start

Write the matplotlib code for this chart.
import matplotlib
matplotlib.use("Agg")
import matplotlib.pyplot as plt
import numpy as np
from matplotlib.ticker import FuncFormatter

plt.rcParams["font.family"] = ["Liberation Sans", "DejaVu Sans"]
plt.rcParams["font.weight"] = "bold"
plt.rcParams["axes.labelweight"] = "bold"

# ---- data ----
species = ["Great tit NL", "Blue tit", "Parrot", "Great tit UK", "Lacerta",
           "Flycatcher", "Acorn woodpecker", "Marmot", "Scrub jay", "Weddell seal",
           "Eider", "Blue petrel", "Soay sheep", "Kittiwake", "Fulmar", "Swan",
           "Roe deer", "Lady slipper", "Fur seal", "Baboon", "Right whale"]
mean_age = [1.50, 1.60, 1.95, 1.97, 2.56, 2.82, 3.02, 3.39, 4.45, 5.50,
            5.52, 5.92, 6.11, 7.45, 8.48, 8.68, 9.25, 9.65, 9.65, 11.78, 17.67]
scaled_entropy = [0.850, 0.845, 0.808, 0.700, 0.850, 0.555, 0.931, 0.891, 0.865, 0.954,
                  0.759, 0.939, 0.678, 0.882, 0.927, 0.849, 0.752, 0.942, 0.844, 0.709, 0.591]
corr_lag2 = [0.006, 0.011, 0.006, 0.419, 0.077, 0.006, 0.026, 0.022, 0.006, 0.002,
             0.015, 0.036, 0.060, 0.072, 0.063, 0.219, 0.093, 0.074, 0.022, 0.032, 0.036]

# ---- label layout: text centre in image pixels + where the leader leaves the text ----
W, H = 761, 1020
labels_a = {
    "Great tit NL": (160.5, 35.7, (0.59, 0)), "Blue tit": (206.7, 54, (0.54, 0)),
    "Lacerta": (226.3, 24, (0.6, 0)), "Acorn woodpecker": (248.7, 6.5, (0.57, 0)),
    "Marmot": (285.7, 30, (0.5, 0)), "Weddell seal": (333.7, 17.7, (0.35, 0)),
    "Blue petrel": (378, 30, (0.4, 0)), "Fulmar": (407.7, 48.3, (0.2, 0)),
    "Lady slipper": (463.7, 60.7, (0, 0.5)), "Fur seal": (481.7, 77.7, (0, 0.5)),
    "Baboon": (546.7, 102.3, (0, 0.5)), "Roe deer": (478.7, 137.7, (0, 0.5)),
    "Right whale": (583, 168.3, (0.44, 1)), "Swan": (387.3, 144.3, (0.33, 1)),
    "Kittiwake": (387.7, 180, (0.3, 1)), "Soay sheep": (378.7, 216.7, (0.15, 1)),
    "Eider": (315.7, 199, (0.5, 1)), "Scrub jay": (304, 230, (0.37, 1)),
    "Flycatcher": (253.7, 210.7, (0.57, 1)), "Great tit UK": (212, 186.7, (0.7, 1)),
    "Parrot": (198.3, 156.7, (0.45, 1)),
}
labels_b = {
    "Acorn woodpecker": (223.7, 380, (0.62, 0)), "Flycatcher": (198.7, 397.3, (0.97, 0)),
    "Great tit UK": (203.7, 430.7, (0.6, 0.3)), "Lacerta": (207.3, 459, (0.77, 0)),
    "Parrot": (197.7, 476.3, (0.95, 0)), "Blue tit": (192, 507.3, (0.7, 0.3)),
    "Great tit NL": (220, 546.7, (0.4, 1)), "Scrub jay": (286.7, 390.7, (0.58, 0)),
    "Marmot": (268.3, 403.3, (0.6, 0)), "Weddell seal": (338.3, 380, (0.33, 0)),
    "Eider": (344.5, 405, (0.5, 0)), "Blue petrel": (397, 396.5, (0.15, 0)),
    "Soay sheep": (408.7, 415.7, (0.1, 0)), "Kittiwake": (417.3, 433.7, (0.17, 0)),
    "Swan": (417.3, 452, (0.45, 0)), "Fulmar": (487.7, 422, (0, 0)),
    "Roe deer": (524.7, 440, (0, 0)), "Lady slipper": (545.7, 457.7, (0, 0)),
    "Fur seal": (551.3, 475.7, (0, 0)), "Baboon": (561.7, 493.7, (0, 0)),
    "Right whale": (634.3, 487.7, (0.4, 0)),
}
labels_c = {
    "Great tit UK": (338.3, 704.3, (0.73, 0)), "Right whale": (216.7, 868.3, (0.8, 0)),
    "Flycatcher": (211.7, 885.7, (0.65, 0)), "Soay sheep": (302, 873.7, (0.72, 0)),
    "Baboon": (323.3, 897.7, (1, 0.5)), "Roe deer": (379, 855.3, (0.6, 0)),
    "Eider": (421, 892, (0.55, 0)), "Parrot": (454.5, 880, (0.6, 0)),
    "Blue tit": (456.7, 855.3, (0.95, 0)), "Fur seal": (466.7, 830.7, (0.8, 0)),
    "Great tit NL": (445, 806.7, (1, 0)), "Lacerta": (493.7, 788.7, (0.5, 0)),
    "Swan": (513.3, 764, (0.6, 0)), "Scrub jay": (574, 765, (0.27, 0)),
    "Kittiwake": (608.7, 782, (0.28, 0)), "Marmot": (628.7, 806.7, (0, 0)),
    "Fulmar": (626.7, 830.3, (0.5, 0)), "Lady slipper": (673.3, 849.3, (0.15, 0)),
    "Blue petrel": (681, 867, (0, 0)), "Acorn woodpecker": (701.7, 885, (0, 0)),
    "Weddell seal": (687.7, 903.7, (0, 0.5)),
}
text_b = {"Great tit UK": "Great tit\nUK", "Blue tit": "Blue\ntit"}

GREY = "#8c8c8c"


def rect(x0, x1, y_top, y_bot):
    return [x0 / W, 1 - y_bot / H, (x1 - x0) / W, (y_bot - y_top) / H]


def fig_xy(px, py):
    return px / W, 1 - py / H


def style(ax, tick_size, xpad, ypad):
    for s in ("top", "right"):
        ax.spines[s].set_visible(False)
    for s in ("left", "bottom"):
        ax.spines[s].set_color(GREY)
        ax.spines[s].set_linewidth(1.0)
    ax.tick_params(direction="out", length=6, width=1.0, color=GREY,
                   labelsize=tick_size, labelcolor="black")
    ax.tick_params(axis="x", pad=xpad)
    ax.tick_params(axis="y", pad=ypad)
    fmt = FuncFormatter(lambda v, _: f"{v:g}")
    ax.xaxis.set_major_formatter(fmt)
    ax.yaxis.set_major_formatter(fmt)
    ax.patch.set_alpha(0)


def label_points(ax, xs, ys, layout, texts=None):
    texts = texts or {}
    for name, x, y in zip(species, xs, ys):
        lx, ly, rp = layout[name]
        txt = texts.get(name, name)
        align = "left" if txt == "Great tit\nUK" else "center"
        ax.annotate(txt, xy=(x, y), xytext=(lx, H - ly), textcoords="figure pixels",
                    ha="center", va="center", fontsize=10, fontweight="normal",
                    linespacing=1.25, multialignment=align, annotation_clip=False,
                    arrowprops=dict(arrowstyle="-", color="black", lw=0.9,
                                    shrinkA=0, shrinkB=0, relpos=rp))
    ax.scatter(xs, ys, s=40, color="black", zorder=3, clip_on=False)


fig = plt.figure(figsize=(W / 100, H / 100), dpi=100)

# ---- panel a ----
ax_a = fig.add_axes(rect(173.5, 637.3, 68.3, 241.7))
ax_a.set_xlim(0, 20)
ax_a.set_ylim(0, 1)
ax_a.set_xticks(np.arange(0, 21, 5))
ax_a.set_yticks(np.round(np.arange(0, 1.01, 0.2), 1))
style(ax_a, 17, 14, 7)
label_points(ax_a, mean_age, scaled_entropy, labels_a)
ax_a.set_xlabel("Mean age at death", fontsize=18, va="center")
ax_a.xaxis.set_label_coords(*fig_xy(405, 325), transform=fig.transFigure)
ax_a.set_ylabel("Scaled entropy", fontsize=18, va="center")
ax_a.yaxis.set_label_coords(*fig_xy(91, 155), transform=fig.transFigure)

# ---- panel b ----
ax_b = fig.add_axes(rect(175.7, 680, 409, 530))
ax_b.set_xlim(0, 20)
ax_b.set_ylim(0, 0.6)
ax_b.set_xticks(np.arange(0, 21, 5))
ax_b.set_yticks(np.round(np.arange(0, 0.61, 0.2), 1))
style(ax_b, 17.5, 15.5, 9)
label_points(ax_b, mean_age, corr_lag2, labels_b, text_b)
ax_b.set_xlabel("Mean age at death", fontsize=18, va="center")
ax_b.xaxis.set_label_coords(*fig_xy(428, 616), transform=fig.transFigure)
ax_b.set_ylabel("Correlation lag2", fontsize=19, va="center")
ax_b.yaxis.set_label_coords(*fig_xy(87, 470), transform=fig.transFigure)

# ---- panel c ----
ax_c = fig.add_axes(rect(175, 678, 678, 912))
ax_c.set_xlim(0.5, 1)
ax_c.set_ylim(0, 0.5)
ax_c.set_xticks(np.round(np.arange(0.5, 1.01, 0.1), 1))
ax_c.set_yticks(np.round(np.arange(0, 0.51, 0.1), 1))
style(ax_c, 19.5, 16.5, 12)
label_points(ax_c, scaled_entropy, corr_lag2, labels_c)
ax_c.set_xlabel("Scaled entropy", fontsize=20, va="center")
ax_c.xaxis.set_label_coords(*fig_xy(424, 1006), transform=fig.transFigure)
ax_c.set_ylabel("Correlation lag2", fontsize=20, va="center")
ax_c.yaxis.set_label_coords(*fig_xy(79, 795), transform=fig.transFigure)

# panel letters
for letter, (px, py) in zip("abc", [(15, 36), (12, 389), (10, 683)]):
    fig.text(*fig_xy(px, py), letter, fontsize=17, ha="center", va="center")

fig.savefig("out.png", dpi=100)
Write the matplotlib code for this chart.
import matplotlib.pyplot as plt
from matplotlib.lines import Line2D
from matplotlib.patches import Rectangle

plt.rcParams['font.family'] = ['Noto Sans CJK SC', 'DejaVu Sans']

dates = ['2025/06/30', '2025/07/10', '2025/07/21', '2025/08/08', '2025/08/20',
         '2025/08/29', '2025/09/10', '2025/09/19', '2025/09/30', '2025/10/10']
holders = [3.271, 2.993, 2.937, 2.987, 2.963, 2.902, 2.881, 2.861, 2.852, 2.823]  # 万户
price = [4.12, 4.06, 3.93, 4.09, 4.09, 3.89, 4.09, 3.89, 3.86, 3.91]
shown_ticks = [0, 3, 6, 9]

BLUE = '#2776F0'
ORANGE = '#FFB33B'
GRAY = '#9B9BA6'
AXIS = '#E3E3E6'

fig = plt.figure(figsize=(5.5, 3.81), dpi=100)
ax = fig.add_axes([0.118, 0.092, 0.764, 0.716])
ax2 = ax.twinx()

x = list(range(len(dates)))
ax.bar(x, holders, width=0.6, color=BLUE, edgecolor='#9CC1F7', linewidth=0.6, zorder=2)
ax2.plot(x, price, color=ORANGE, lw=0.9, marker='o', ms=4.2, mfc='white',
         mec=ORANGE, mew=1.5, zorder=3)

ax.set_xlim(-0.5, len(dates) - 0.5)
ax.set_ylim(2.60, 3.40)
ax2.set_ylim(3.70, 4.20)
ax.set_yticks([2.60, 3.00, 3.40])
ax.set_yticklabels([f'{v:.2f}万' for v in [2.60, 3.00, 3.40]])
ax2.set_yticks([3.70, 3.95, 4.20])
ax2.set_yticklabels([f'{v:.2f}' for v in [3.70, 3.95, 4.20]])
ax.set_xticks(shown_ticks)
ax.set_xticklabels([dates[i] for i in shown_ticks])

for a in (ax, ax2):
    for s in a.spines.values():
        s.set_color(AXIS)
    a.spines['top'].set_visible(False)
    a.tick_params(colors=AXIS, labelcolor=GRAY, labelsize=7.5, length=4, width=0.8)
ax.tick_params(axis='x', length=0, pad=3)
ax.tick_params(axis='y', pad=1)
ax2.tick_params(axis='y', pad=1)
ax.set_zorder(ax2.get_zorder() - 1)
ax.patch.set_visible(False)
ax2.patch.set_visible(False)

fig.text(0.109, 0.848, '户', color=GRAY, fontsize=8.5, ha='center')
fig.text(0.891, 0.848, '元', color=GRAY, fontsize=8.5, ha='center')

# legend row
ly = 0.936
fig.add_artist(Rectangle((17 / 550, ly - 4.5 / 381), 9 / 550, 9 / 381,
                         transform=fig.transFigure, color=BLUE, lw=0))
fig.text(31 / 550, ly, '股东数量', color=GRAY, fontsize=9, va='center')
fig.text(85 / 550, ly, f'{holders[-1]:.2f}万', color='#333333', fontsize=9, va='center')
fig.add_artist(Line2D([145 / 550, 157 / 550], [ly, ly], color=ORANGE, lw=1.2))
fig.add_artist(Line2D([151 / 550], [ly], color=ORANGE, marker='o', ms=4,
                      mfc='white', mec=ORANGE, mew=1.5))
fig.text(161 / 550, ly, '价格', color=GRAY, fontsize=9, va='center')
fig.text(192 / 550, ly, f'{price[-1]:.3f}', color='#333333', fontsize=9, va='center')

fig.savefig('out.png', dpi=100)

end

In the records above, find each line holding "matplotlib" and copy it.

Write the matplotlib code for this chart.
import matplotlib
matplotlib.use("Agg")
import matplotlib.pyplot as plt
from matplotlib.ticker import FuncFormatter
Write the matplotlib code for this chart.
import matplotlib.pyplot as plt
from matplotlib.lines import Line2D
from matplotlib.patches import Rectangle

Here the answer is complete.